As anyone who has been paying attention to the endless debate that is currently transpiring between those education reformers who endorse the privatization of education through the charter school movement, and those who vociferously support public schools and teacher unions, the discussion of education in our society has become heavily politicized. In fact, the entire debate has now become so heavy handed, predictable, and all-consuming that it seems as if the oxygen is actually being drained from the subject of what true education reform genuinely entails; the sort of reform which concerns those two incredibly significant questions asked by previous reformers such as John Dewey and John Holt, which are: What is a truly healthy learning environment, and what is the proper relationship between a child’s personal experience and his/her academic learning?

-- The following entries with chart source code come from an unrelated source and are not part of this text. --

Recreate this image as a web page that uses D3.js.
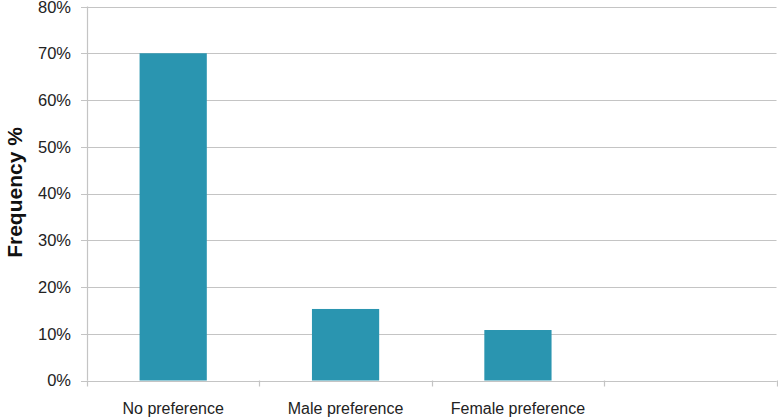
<!DOCTYPE html>
<html><head><meta charset="utf-8">
<script src="https://cdn.jsdelivr.net/npm/d3@7"></script>
<style>body{margin:0;background:#fff}svg{display:block}</style>
</head><body>
<svg id="c" width="778" height="419"></svg>
<script>
const categories = ["No preference", "Male preference", "Female preference", ""];
const values = [70, 15.3, 10.8, null];
const yTicks = [0, 10, 20, 30, 40, 50, 60, 70, 80];

const svg = d3.select("#c");
const m = {left: 87, right: 1.5, top: 6.5, bottom: 38.5};
const W = 778, H = 419;
const x = d3.scaleBand().domain(categories.map((d,i)=>i)).range([m.left, W - m.right]).paddingInner(0.61).paddingOuter(0.305);
const y = d3.scaleLinear().domain([0, 80]).range([H - m.bottom, m.top]);
const grid = "#c4c4c4";
const font = "Liberation Sans, Arial, sans-serif";

// gridlines
svg.append("g").selectAll("line").data(yTicks).join("line")
  .attr("x1", m.left - 6).attr("x2", W - m.right)
  .attr("y1", d => Math.round(y(d)) + 0.5).attr("y2", d => Math.round(y(d)) + 0.5)
  .attr("stroke", grid).attr("stroke-width", 1.2);

// y labels
svg.append("g").selectAll("text").data(yTicks).join("text")
  .attr("x", 71).attr("y", d => Math.max(y(d), 7.5)).attr("dy", "0.35em")
  .attr("text-anchor", "end").attr("font-family", font).attr("font-size", 16.5)
  .attr("fill", "#222").text(d => d + "%");

// y axis line
svg.append("line").attr("x1", m.left + 0.5).attr("x2", m.left + 0.5)
  .attr("y1", m.top).attr("y2", y(0)).attr("stroke", grid).attr("stroke-width", 1.2);

// bars
svg.append("g").selectAll("rect").data(values.map((v,i)=>({v,i})).filter(d => d.v != null)).join("rect")
  .attr("x", d => x(d.i)).attr("width", x.bandwidth())
  .attr("y", d => y(d.v)).attr("height", d => y(0) - y(d.v))
  .attr("fill", "#2a95b0");

// x axis line & ticks
const step = x.step();
const tickPos = d3.range(categories.length + 1).map(i => m.left + i * step);
svg.append("line").attr("x1", m.left).attr("x2", W - m.right)
  .attr("y1", Math.round(y(0)) + 0.5).attr("y2", Math.round(y(0)) + 0.5)
  .attr("stroke", grid).attr("stroke-width", 1.2);
svg.append("g").selectAll("line").data(tickPos).join("line")
  .attr("x1", d => Math.round(d) + 0.5).attr("x2", d => Math.round(d) + 0.5)
  .attr("y1", y(0)).attr("y2", y(0) + 6)
  .attr("stroke", grid).attr("stroke-width", 1.2);

// x labels
svg.append("g").selectAll("text").data(categories).join("text")
  .attr("x", (d,i) => x(i) + x.bandwidth() / 2).attr("y", 414)
  .attr("text-anchor", "middle").attr("font-family", font).attr("font-size", 16)
  .attr("fill", "#222").text(d => d);

// y title
svg.append("text").attr("transform", `translate(22,192.5) rotate(-90)`)
  .attr("text-anchor", "middle").attr("font-family", font).attr("font-size", 21)
  .attr("font-weight", "bold").attr("fill", "#111").text("Frequency %");
</script>
</body></html>
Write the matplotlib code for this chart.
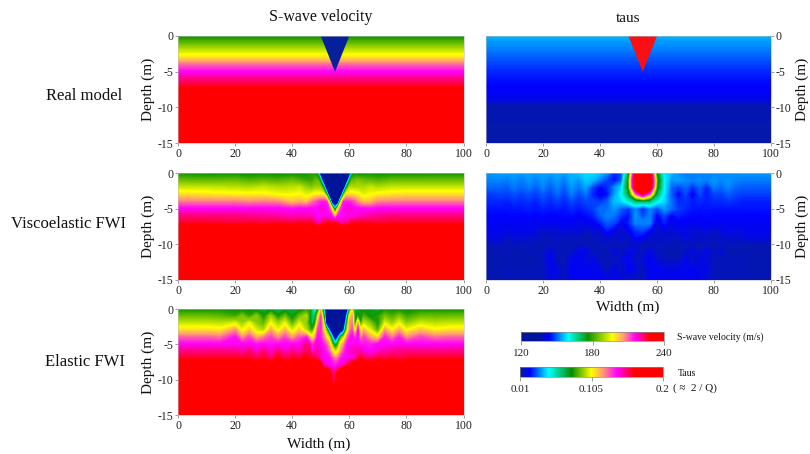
import numpy as np
import matplotlib
matplotlib.use("Agg")
import matplotlib.pyplot as plt
from matplotlib.colors import LinearSegmentedColormap, Normalize
from matplotlib.cm import ScalarMappable

plt.rcParams['font.family'] = ['Liberation Serif', 'DejaVu Sans']

W, H = 810, 454

# ---------- data ----------
row_labels = ["Real model", "Viscoelastic FWI", "Elastic FWI"]
vel_ticks = [120, 180, 240]
taus_ticks = [0.01, 0.105, 0.2]
taus_tick_labels = ["0.01", "0.105", "0.2"]
x_ticks = [0, 20, 40, 60, 80, 100]
y_ticks = [0, -5, -10, -15]

triangle_x = [50, 60, 55]
triangle_depth = [0, 0, -5]

real_vel_depth = [0, -1, -2, -3, -4, -5, -6, -7, -8, -15]
real_vel = [176, 184, 192, 200, 210, 216, 222, 226, 240, 240]
real_taus_depth = [0, -5, -7, -9.1, -9.5, -15]
real_taus = [40.5, 27, 23.3, 20.5, 14, 13]   # 1e-3

visco_x = [0, 10, 20, 25, 30, 35, 40, 42.5, 45, 47, 48, 49,
           50, 51, 52, 53, 54, 55, 56, 57, 58, 59, 60,
           61, 62, 63, 65, 67.5, 70, 75, 80, 90, 100]
visco_depth = [0, -1, -2, -3, -4, -5, -6, -7, -8, -15]
visco_vel = [
 [176,175,175,174,175,174,175,175,176,178,177,168, 125,125,125,125,125,125,125,125,125,125,125, 168,176,174,175,176,174,175,175,176,176],
 [184,183,184,182,183,182,184,182,180,180,183,184, 168,125,125,125,125,125,125,125,125,125,168, 184,184,186,184,183,182,184,184,184,184],
 [192,192,191,190,192,190,191,192,188,186,188,188, 188,172,125,125,125,125,125,125,125,172,190, 190,190,190,190,192,190,192,192,192,192],
 [200,199,198,198,198,196,196,197,194,196,198,198, 198,198,180,125,125,125,125,125,180,200,200, 200,199,198,194,196,198,199,200,200,200],
 [208,208,208,207,208,207,202,204,202,208,210,212, 214,214,214,188,128,125,128,188,214,214,214, 212,210,206,202,203,207,208,208,208,208],
 [216,216,216,216,216,216,215,216,216,216,216,216, 218,218,216,212,196,160,196,212,216,218,218, 218,216,216,216,215,216,216,216,216,216],
 [222,222,222,221,221,220,219,219,219,218,217,216, 216,216,216,216,214,200,214,216,216,216,216, 216,217,218,219,220,221,222,222,222,222],
 [226,226,225,226,225,226,225,226,226,226,222,218, 220,226,226,226,226,226,224,218,220,222,224, 226,226,226,226,226,225,226,226,226,226],
 [240]*33,
 [240]*33,
]

elastic_x = [0, 10, 15, 20, 22.5, 25, 27.5, 30, 32.5, 35, 37.5, 40, 42.5, 45, 46, 47, 48, 49,
             50, 51, 52, 53, 54, 55, 56, 57, 58, 59, 60, 61, 62, 63, 64, 65,
             67.5, 70, 72.5, 75, 77.5, 80, 85, 90, 95, 100]
elastic_depth = [0, -1, -2, -3, -4, -5, -6, -7, -8, -9, -15]
elastic_vel = [
 [176,176,176,175,174,175,173,172,173,170,172,174,173,178,180,165,150,172, 200,160,125,125,125,125,125,135,125,130, 165,195,170,172,176,174,176,172,176,176,175,175,176,176,176,176],
 [184,184,183,180,186,179,187,176,188,176,184,174,184,190,178,168,170,192, 212,180,125,125,125,128,125,130,128,150, 195,205,175,178,172,182,174,178,185,181,186,180,184,184,184,184],
 [192,192,191,194,188,195,187,183,196,188,195,182,194,186,178,168,176,205, 214,195,135,125,125,125,125,125,125,170, 205,208,172,205,178,192,186,176,194,188,195,187,193,191,192,192],
 [200,200,199,207,195,202,193,190,205,195,204,192,202,190,184,178,195,212, 214,200,185,150,125,125,125,125,145,185, 205,212,190,215,196,204,194,182,206,197,205,196,203,198,200,200],
 [210,210,209,215,206,212,204,208,212,206,212,205,211,214,205,198,205,216, 214,208,200,190,160,128,150,180,190,205, 214,216,210,216,205,212,205,200,214,208,214,207,212,209,210,210],
 [216,216,216,216,216,216,215,216,215,216,216,216,216,222,220,212,216,218, 216,214,210,204,185,165,180,200,206,214, 216,216,218,216,214,215,214,216,216,216,216,216,216,216,216,216],
 [222,222,222,222,220,223,218,223,218,223,218,222,219,224,224,216,220,220, 218,216,214,210,200,192,196,206,212,216, 218,218,220,220,220,218,216,218,220,221,222,222,222,222,222,222],
 [226,226,226,226,226,226,224,226,222,228,224,226,226,228,226,226,226,222, 218,216,216,216,212,208,210,214,216,216, 216,218,218,224,226,224,222,226,224,226,224,226,226,226,226,226],
 [240,240,240,240,240,240,240,240,240,240,240,240,240,240,240,240,240,240, 232,220,218,216,216,214,216,218,220,224, 226,236,238,240,240,240,240,240,240,240,240,240,240,240,240,240],
 [240,240,240,240,240,240,240,240,240,240,240,240,240,240,240,240,240,240, 240,240,240,232,222,222,230,240,240,240, 240,240,240,240,240,240,240,240,240,240,240,240,240,240,240,240],
 [240]*44,
]

taus_x = [0, 2.5, 5, 7.5, 10, 12.5, 15, 17.5, 20, 22.5, 25, 27.5, 30, 32.5, 35, 37.5, 40, 42.5, 45, 47.5,
          50, 52.5, 55, 57.5, 60, 62.5, 65, 67.5, 70, 72.5, 75, 77.5, 80, 82.5, 85, 87.5, 90, 92.5, 95, 97.5, 100]
taus_depth = [0, -1, -2, -3, -4, -5, -6, -7, -8, -9, -10, -11, -12, -13.5, -15]
taus_fwi = [  # 1e-3
 [38,38,39,39,39,38,39,38,39,38,40,38,41,42,45,45,42,37,26,30,70,170,180,170,75,46,42,37,35,36,36,37,36,37,36,37,38,38,38,38,38],
 [36,36,36,35,37,35,38,35,38,35,38,35,40,37,43,41,35,29,24,32,80,185,190,185,85,48,37,39,37,36,37,35,38,36,38,36,35,35,35,35,35],
 [33,33,33,32,35,33,35,32,36,32,36,32,38,34,39,29,23,27,36,44,80,180,190,180,80,48,33,29,33,27,33,26,35,33,36,33,32,32,32,32,32],
 [29,29,30,29,31,29,31,29,32,29,33,29,35,30,34,26,20,24,38,48,70,120,155,120,66,46,32,22,30,20,30,25,30,29,32,30,29,29,29,29,29],
 [27,27,27,26,28,27,28,26,29,27,29,27,30,28,30,30,28,32,42,44,52,62,64,62,50,44,34,27,28,26,27,26,27,27,28,27,26,26,26,26,26],
 [25,25,25,25,25,25,26,25,26,25,26,25,27,25,27,29,34,34,38,32,28,36,26,36,30,38,34,29,27,25,25,25,25,25,25,25,25,25,25,25,25],
 [23,23,23,23,24,23,24,23,24,23,23,24,24,22,24,26,32,36,34,28,24,38,30,36,22,30,22,26,24,24,23,24,23,23,23,23,23,23,23,23,23],
 [22,22,22,22,22,22,22,21,21,22,21,22,22,20,21,22,26,32,30,20,26,36,36,36,18,26,20,22,22,21,22,22,22,21,22,22,22,22,22,22,22],
 [21,21,21,20,21,21,21,20,16,18,18,20,18,20,15,19,17,26,20,16,22,28,30,24,16,20,18,20,20,18,18,20,16,20,20,20,20,21,21,21,21],
 [20,20,20,16,19,19,17,17,15,15,16,16,15,15,15,15,16,19,16,18,15,24,22,17,18,16,17,15,20,17,17,16,16,16,18,17,18,20,20,20,20],
 [15,15,15,14,15,14,15,14,15,15,15,14,15,15,15,14,15,15,14,15,15,17,14,15,15,15,14,14,15,15,15,15,14,15,14,15,14,14,14,14,14],
 [14,14,14,15,14,14,15,14,15,20,15,14,15,20,21,14,15,14,20,14,20,19,14,20,15,14,14,14,15,20,15,20,15,18,14,14,14,14,14,14,14],
 [14,14,14,14,14,14,14,14,15,22,14,14,20,22,17,20,14,15,14,18,22,14,18,22,17,15,14,14,20,14,20,18,15,15,15,14,15,14,14,14,14],
 [14,14,14,15,14,15,14,15,15,20,20,14,22,22,22,21,20,14,20,15,22,20,14,22,22,20,20,20,21,22,20,20,15,15,15,15,15,14,14,14,14],
 [14,14,14,15,14,15,14,15,14,20,18,14,22,22,22,22,22,20,20,20,15,14,14,22,22,22,22,22,22,22,22,18,14,15,15,14,15,14,14,14,14],
]

# ---------- colour scales ----------
vel_cmap = LinearSegmentedColormap.from_list("vel", [
    (0.00, (0.00, 0.08, 0.58)), (0.13, (0.00, 0.08, 0.62)), (0.20, (0.00, 0.00, 1.00)),
    (0.33, (0.00, 1.00, 1.00)), (0.40, (0.00, 0.80, 0.45)), (0.47, (0.05, 0.58, 0.00)),
    (0.64, (1.00, 1.00, 0.00)), (0.72, (1.00, 0.60, 0.45)), (0.80, (1.00, 0.00, 1.00)),
    (0.90, (1.00, 0.00, 0.00)), (1.00, (1.00, 0.00, 0.00))], N=512)
taus_cmap = LinearSegmentedColormap.from_list("taus", [
    (0.00, (0.02, 0.12, 0.58)), (0.07, (0.00, 0.00, 1.00)), (0.20, (0.00, 1.00, 1.00)),
    (0.36, (0.00, 0.55, 0.00)), (0.50, (1.00, 1.00, 0.00)), (0.58, (1.00, 0.60, 0.45)),
    (0.68, (1.00, 0.00, 1.00)), (0.80, (1.00, 0.00, 0.00)), (1.00, (1.00, 0.00, 0.00))], N=512)
vel_levels = np.linspace(120, 240, 241)
taus_levels = np.linspace(10, 200, 381)
vel_norm = Normalize(120, 240)
taus_norm = Normalize(10, 200)

fig = plt.figure(figsize=(W / 100, H / 100), dpi=100)
ink = "#222222"


def px_axes(x0, y0, x1, y1):
    return fig.add_axes([x0 / W, 1 - y1 / H, (x1 - x0) / W, (y1 - y0) / H])


def style(ax, right=False):
    ax.set_xlim(0, 100)
    ax.set_ylim(-15, 0)
    ax.set_xticks(x_ticks)
    ax.set_yticks(y_ticks)
    ax.set_yticklabels([str(v) for v in y_ticks])
    for s in ax.spines.values():
        s.set_linewidth(0.4)
        s.set_color("#bbbbbb")
    if right:
        ax.yaxis.tick_right()
    ax.tick_params(labelsize=8.5, length=2.5, width=0.5, pad=1, colors=ink, color="#777777")


def field(ax, x, depth, values, cmap, levels, norm):
    ax.contourf(x, depth, np.array(values, dtype=float), levels=levels, cmap=cmap, norm=norm,
                extend="both", antialiased=False)


left = (178, 463.5)
right = (486, 771)
rows = [(36, 143), (173, 280), (309, 415)]

ax1 = px_axes(left[0], rows[0][0], left[1], rows[0][1])
field(ax1, [0, 100], real_vel_depth, [[v, v] for v in real_vel], vel_cmap, vel_levels, vel_norm)
ax1.fill(triangle_x, triangle_depth, color="#05209a", lw=0)
style(ax1)

ax2 = px_axes(left[0], rows[1][0], left[1], rows[1][1])
field(ax2, visco_x, visco_depth, visco_vel, vel_cmap, vel_levels, vel_norm)
style(ax2)

ax3 = px_axes(left[0], rows[2][0], left[1], rows[2][1])
field(ax3, elastic_x, elastic_depth, elastic_vel, vel_cmap, vel_levels, vel_norm)
style(ax3)

ax4 = px_axes(right[0], rows[0][0], right[1], rows[0][1])
field(ax4, [0, 100], real_taus_depth, [[v, v] for v in real_taus], taus_cmap, taus_levels, taus_norm)
ax4.fill(triangle_x, triangle_depth, color="#fa0f14", lw=0)
style(ax4, right=True)

ax5 = px_axes(right[0], rows[1][0], right[1], rows[1][1])
field(ax5, taus_x, taus_depth, taus_fwi, taus_cmap, taus_levels, taus_norm)
style(ax5, right=True)


def t(x, y, s, size, **kw):
    kw.setdefault("ha", "center")
    kw.setdefault("va", "center")
    fig.text(x / W, 1 - y / H, s, fontsize=size, color="#111111", **kw)


t(321, 17, "S-wave velocity", 11.5)
t(628, 19, "taus", 11)
t(84, 96, row_labels[0], 12)
t(68.5, 224, row_labels[1], 12)
t(85, 362, row_labels[2], 12)
t(319, 444, "Width (m)", 11)
t(628, 307, "Width (m)", 11)
for r in rows:
    t(148, (r[0] + r[1]) / 2, "Depth (m)", 11, rotation=90)
    if r is not rows[2]:
        t(802, (r[0] + r[1]) / 2, "Depth (m)", 11, rotation=90)

cax1 = px_axes(521, 332, 664, 341)
cb1 = fig.colorbar(ScalarMappable(vel_norm, vel_cmap), cax=cax1, orientation="horizontal")
cb1.set_ticks(vel_ticks)
cax2 = px_axes(520, 367, 663, 377)
cb2 = fig.colorbar(ScalarMappable(Normalize(0.01, 0.2), taus_cmap), cax=cax2, orientation="horizontal")
cb2.set_ticks(taus_ticks)
cb2.set_ticklabels(taus_tick_labels)
for cb in (cb1, cb2):
    cb.outline.set_linewidth(0.5)
    cb.outline.set_edgecolor("#888888")
    cb.ax.tick_params(labelsize=8, length=3, width=0.5, pad=2.5, colors=ink, color="#777777")

t(677, 337, "S-wave velocity (m/s)", 7, ha="left")
t(678, 374, "Taus", 7, ha="left")
t(673, 388, "( ≈  2 / Q)", 8, ha="left")

fig.savefig("out.png", dpi=100)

Reformers from the left side of the political spectrum have traditionally focused much of their energy on opposing standardized classroom environments and results-driven approaches to learning, such as those implemented by George Bush’s No Child Left Behind program, with its heavy emphasis on standardized test scores, simply because they were an obvious abrogation of Deweyan principles which champion the personal experience of the child as he learns.
Now, however, many of those same reformers seem to be spending much of their time doing battle with the likes of Bill Gates and Secretary of Education Arne Duncan, both proponents of the charter school movement. That is, they are increasingly focused on going after what they see as the evils of privatized charter schools, rather than spending the bulk of it raising those questions related to how today’s classrooms, be they public or private, might endeavor to become healthier learning environments for children, with a higher rate of successful learning taking place within them.
From the other side of the spectrum, Bill Gates of Mircrosoft fame has become increasingly convinced that the charter school movement is the only place where any true innovation in education reform might originate; backing up this statement by extolling the virtues of charters such as the KIPP schools, heavily results-driven, high performing schools in which programs of rigorous instruction producing significant academic achievement measured by test scores assure parents that their children are on a path to college. Most KIPP schools run ten hours a day, many of them on select Saturdays, with middle school students reportedly receiving a paycheck from KIPP at the end of the week, based on academic merit, conduct, and overall behavior.
In other words, we now have, on the one hand, Bill Gates and others from the world of big business, such as Eli Broad of the Broad Foundation, presenting a top down business model for learning which they are attempting to impart to the world of education. While on the other, we have those educators who, in their defense of public education, are attempting to prevent this. Yet what appears to be going more than a little awry is that many of those who began by embracing a more experientially based, child-centered mode of schooling are spending much of their time wrapped up in the political fight to oppose charter schools; thus spending much less time simply asking how we can make our classrooms more child-centered in nature.
That is, if one takes the time to read their recent blogs and Twitter feeds, one finds that many of these reformers on the left increasingly spend their time going after what they see as the evils of privatized charters, or else defending government run publc schools and teacher unions against privatizers; rather than spending the bulk of it raising those questions related to how the actual structure of classrooms in our schools, be they public or private, might be fundamentally changed so that they can engender more successful, developmentally healthy learning.
So now there are an increasing number of education reformers, those who originally embraced the democratic principles of John Dewey relative to classroom learning, seemingly being consumed by their own attacks on the privatization of education, manifested by charter schools which, ironically, often tend to embrace the very same results-driven approaches to learning being implemented by the public schools which many of those same reformers vociferously support. That is, it appears that many of the people who should be involved in figuring out how to open classrooms more fully, and to change the nature of the relationships between teachers and students to the point where they become more democratic, are instead now involving themselves in endless cockfighting with privatizers such as Bill Gates, or with Arne Duncan for his support of charter schools during his tenure as Education Secretary.
As a result, small, private, democratically run schools, such as the one I founded and directed for twelve years, are rapidly disappearing; most likely because, in no small measure, the possibility of their existence is being forgotten by those reformers on the left who now spend so much of time and energy attacking the privatization movement. In other words, the politics of education are now taking precedence over a focus on changing the dynamics of what might take place within classrooms so that healthier, more organic, more effective learning might take place. To this end, it would truly be a shame if the experiential principles of John Dewey and other such progressive reformers from another era, such as John Holt, George Dennison, and Neil Postman, disappeared from view as parents and children are increasingly presented with a choice only between the Tweedledum-Tweedledee of results-driven privatized charters or results-driven government run public schools.